Toolbox 2 – Focusing on individuals and communities
Psychosocial scaffoldings
This tool is about structures of support that help people to learn, grow and develop their lives. To understand this, we need to think about scaffoldings on a construction site: they help to sustain and support the structure of buildings so that they can stand and be built upon.
What is this about?
Psychosocial scaffoldings are actions and structures that support development at the individual and social levels. They refer to the central role of supportive people and institutions in the healthy development of human beings. Scaffolding as a metaphor for describing psychological structures of support goes back to psychologists Lev Vygotsky and Jerome Bruner. They showed that human beings need other people and society’s support to grow and fully realise their human potential. Scaffolding is an action between people; the support given by more experienced caretakers or peers acts as a springboard that provides emotional sustenance and takes people forward.
Many psychologists used to think that that this support was provided only by the family and that it worked mainly in the early years of life. However, more recent research has found that psychosocial scaffoldings can be provided by manifold support institutions, work throughout the life span and play a crucial role in fighting marginalisation and exclusion.
Supporting a child, a young person or indeed any adult from a position of care, be it interpersonal or institutional, produces positive specific individual developmental changes and can lead to processes of development at the community level.
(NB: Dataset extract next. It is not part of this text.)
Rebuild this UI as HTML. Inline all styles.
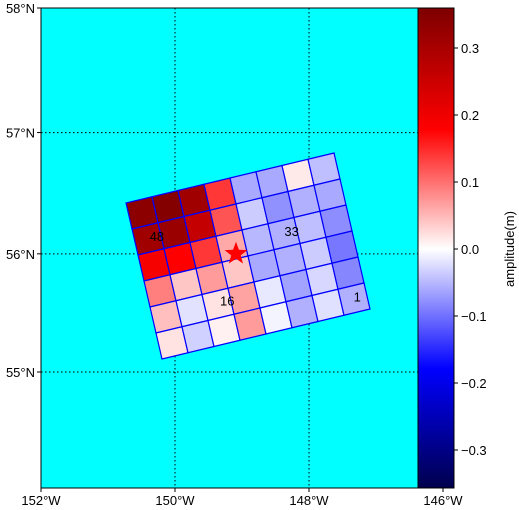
<!DOCTYPE html>
<html><head><meta charset="utf-8"><style>
html,body{margin:0;padding:0;background:#fff;}
svg{display:block;font-family:"Liberation Sans","DejaVu Sans",sans-serif;}
</style></head><body>
<svg id="chart" width="519" height="510" viewBox="0 0 519 510" xmlns="http://www.w3.org/2000/svg">
<rect x="41" y="8" width="377" height="480" fill="#00ffff"/>
<g id="grid-lines"></g>
<g id="cells"></g>
<g id="labels"></g>
<polygon id="star" fill="#ff0000"/>
<rect x="41" y="8" width="377" height="480" fill="none" stroke="#000" stroke-width="1"/>
<g id="axes"></g>
<g id="cbar"></g>
<text x="514" y="249" font-size="13" text-anchor="middle" transform="rotate(-90 514 249)">amplitude(m)</text>
</svg>
<script>
const lonTicks = [-152, -150, -148, -146];
const lonLabels = ["152°W", "150°W", "148°W", "146°W"];
const latTicks = [58, 57, 56, 55];
const latLabels = ["58°N", "57°N", "56°N", "55°N"];
const cbTicks = [0.3, 0.2, 0.1, 0.0, -0.1, -0.2, -0.3];
const cbLabels = ["0.3", "0.2", "0.1", "0.0", "−0.1", "−0.2", "−0.3"];
const slipRow0 = [0.34, 0.35, 0.31, 0.14, -0.06, -0.06, 0.015, -0.045];
const slipRow1 = [0.31, 0.32, 0.26, 0.12, -0.036, -0.078, -0.055, -0.06];
const slipRow2 = [0.19, 0.18, 0.14, 0.06, -0.05, -0.055, -0.045, -0.08];
const slipRow3 = [0.09, 0.04, 0.07, 0.04, -0.06, -0.055, -0.036, -0.095];
const slipRow4 = [0.045, -0.02, 0.02, 0.065, -0.016, -0.065, -0.028, -0.085];
const slipRow5 = [0.02, -0.032, 0.01, 0.07, -0.008, -0.055, -0.022, -0.055];
const patchLabels = ["48", "33", "16", "1"];
const patchLabelLon = [-150.27, -148.26, -149.22, -147.28];
const patchLabelLat = [56.15, 56.19, 55.61, 55.64];
const epicenter = [-149.09, 56.0];
const vmin = -0.357, vmax = 0.357;

const NS = "http://www.w3.org/2000/svg";
function el(tag, attrs, parent){const e=document.createElementNS(NS,tag);for(const k in attrs)e.setAttribute(k,attrs[k]);parent.appendChild(e);return e;}
const xScale = lon => 175 + (lon + 150) * 67;
function yScale(lat){
  const m = lat => Math.log(Math.tan(Math.PI/4 + lat*Math.PI/360));
  const k = (372-8)/(m(58)-m(55));
  return 8 + (m(58)-m(lat))*k;
}
const cbScale = v => 249 - v * 670;
function seismic(v){
  let t=(v-vmin)/(vmax-vmin); t=Math.max(0,Math.min(1,t));
  let r,g,b;
  if(t<0.25){r=0;g=0;b=0.3+0.7*t/0.25;}
  else if(t<0.5){const f=(t-0.25)/0.25;r=f;g=f;b=1;}
  else if(t<0.75){const f=(t-0.5)/0.25;r=1;g=1-f;b=1-f;}
  else {const f=(t-0.75)/0.25;r=1-0.5*f;g=0;b=0;}
  return `rgb(${Math.round(r*255)},${Math.round(g*255)},${Math.round(b*255)})`;
}
const gl=document.getElementById('grid-lines');
[-150,-148].forEach(lon=>{const l=el('line',{x1:xScale(lon),x2:xScale(lon),y1:8,y2:488,stroke:'#000','stroke-width':1,'stroke-dasharray':'1.5,2.5'},gl);
});
[57,56,55].forEach(lat=>{const l=el('line',{x1:41,x2:418,y1:yScale(lat),y2:yScale(lat),stroke:'#000','stroke-width':1,'stroke-dasharray':'1.5,2.5'},gl);
});
const rows=[slipRow0,slipRow1,slipRow2,slipRow3,slipRow4,slipRow5];
const P0=[126,203], colV=[(334-126)/8,(153-203)/8], rowV=[(162-126)/6,(359-203)/6];
const cg=document.getElementById('cells');
function pt(c,r){return [P0[0]+c*colV[0]+r*rowV[0], P0[1]+c*colV[1]+r*rowV[1]];}
rows.forEach((row,r)=>row.forEach((v,c)=>{
  const pts=[pt(c,r),pt(c+1,r),pt(c+1,r+1),pt(c,r+1)].map(p=>p.join(',')).join(' ');
  const p=el('polygon',{points:pts,fill:seismic(v),stroke:'#0000ff','stroke-width':1.2},cg);
  
  
}));
const lg=document.getElementById('labels');
patchLabels.forEach((t,i)=>{const e=el('text',{x:xScale(patchLabelLon[i]),y:yScale(patchLabelLat[i])+5,'font-size':13,'text-anchor':'middle',fill:'#000'},lg);e.textContent=t;
});
(function(){const cx=xScale(epicenter[0]),cy=yScale(epicenter[1]),R=12,r=5;let s=[];
for(let i=0;i<10;i++){const a=-Math.PI/2+i*Math.PI/5,rr=i%2?r:R;s.push((cx+rr*Math.cos(a)).toFixed(1)+','+(cy+rr*Math.sin(a)).toFixed(1));}
document.getElementById('star').setAttribute('points',s.join(' '));})();
const ax=document.getElementById('axes');
lonTicks.forEach((lon,i)=>{const x=xScale(lon);
const tk=el('line',{x1:x,x2:x,y1:488,y2:492,stroke:'#000'},ax);
const t=el('text',{x:x,y:505,'font-size':13,'text-anchor':'middle'},ax);t.textContent=lonLabels[i];
});
latTicks.forEach((lat,i)=>{const y=yScale(lat);
const tk=el('line',{x1:37,x2:41,y1:y,y2:y,stroke:'#000'},ax);
const t=el('text',{x:35,y:y+5,'font-size':13,'text-anchor':'end'},ax);t.textContent=latLabels[i];
});
const cb=document.getElementById('cbar');
for(let y=8;y<488;y++){const v=(249-(y+0.5))/670;el('rect',{x:418,y:y,width:36,height:1.05,fill:seismic(v)},cb);}
const fr=el('rect',{x:418,y:8,width:36,height:480,fill:'none',stroke:'#000'},cb);

cbTicks.forEach((v,i)=>{const y=cbScale(v);
const tk=el('line',{x1:454,x2:458,y1:y,y2:y,stroke:'#000'},cb);
const t=el('text',{x:461,y:y+5,'font-size':13},cb);t.textContent=cbLabels[i];
});
</script>
</body></html>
People and organisations can provide psychosocial scaffoldings to any human being at any stage of life
In practical terms, psychosocial scaffoldings need two actions: holding and handling. These two complementary processes were identified by British psychoanalyst Donald W. Winnicott and refer to the ways in which a caretaker (usually a mother) provides unconditional love to her baby and at the same time teaches rules and restrictions. This combination of love and rules enables the growing child to relate to the world in a socially competent and healthy way.
Holding comes first. The caretaker gives the baby love and reliable, careful supply for its needs, from feeding to reassurance and physical comfort. In holding, giving is unconditional.
Handling comes after or with holding. The caretaker gradually, and with loving care, sets rules and boundaries for the child. From handling, the child learns that she is part of a larger social world: she is a person capable of doing things on her own, but also must respect rules and accept the rights of others.
Why does it matter?
Psychosocial scaffoldings help individuals exposed to difficult life conditions to develop trust and reliance on themselves and the social world. It is the basis for self-esteem, citizenship and the ability to work with others for transforming their reality.
Key facts from the favelas
Psychosocial scaffoldings are a widely utilised tool in bottom-up social development in favela contexts. Grassroots organisations such as AfroReggae and CUFA use holding and handling on a regular basis through relational strategies and interventions:
- Leaders and activists relate to the community as parents by proxy, offering emotional support and care as well as rules and restrictions.
- Organisations invest heavily in building the capacity of young people who will later act as scaffolds for others in similar situations in the community.
- Community members frequently identify one key person within a grassroots organisation who has provided them with support, advice, encouragement and, when needed, ground rules for behaviour.
- Leaders and activists reintroduce trust and offer roles models to community members who may not have experienced stable relationships and frequently feel angry, hopeless and disillusioned.